--- Given problem ---
Gather all lines from the material that contain "this".

begin

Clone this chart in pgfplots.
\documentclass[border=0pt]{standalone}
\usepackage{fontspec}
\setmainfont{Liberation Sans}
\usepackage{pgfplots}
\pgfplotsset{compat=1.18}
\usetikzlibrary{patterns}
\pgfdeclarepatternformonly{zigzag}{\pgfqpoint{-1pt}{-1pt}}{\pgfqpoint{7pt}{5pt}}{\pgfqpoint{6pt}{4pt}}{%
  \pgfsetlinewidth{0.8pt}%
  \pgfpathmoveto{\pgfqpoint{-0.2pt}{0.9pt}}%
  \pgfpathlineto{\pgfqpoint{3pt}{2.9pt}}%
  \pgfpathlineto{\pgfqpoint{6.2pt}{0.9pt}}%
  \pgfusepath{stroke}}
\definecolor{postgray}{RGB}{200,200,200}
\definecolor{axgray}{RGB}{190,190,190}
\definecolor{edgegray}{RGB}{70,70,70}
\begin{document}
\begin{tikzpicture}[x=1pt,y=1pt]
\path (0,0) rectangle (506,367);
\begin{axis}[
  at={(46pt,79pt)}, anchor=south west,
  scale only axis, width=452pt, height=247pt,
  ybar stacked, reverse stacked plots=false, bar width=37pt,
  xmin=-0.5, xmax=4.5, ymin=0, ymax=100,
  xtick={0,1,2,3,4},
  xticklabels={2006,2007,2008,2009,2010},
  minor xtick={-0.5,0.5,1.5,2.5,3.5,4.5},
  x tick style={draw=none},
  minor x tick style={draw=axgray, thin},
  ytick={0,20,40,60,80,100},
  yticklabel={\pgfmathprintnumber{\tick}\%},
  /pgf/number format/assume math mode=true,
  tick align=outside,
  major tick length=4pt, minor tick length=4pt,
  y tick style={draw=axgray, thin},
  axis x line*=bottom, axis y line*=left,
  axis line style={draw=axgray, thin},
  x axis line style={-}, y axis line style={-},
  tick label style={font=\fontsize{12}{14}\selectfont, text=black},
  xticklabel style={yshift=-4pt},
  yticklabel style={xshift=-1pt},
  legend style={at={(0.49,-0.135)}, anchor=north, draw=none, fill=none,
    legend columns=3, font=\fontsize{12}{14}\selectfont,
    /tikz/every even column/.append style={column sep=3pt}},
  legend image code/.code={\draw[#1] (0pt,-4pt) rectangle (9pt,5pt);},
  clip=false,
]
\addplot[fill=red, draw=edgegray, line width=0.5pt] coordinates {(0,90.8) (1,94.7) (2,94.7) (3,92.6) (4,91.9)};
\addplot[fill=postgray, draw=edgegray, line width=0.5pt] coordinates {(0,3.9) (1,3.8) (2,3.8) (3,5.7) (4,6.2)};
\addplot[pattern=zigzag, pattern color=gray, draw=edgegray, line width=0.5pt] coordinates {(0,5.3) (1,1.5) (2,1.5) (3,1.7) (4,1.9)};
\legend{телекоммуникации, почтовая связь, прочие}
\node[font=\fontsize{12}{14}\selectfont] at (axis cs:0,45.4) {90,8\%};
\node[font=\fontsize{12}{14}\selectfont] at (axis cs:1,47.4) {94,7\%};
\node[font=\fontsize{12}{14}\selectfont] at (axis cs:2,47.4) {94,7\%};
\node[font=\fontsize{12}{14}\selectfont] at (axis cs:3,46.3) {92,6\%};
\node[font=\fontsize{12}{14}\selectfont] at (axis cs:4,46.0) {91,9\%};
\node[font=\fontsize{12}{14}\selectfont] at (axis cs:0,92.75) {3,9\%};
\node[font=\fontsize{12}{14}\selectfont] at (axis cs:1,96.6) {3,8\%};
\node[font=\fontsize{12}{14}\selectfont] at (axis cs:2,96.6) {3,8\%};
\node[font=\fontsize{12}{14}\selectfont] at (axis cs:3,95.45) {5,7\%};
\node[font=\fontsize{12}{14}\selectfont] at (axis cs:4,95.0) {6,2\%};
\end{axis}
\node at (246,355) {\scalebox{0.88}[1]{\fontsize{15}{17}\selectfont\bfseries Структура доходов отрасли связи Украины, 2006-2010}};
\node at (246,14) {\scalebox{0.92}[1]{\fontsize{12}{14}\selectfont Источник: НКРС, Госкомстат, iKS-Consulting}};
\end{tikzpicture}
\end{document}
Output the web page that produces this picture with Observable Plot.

end

--- Final result ---
Clone this chart in pgfplots.
Output the web page that produces this picture with Observable Plot.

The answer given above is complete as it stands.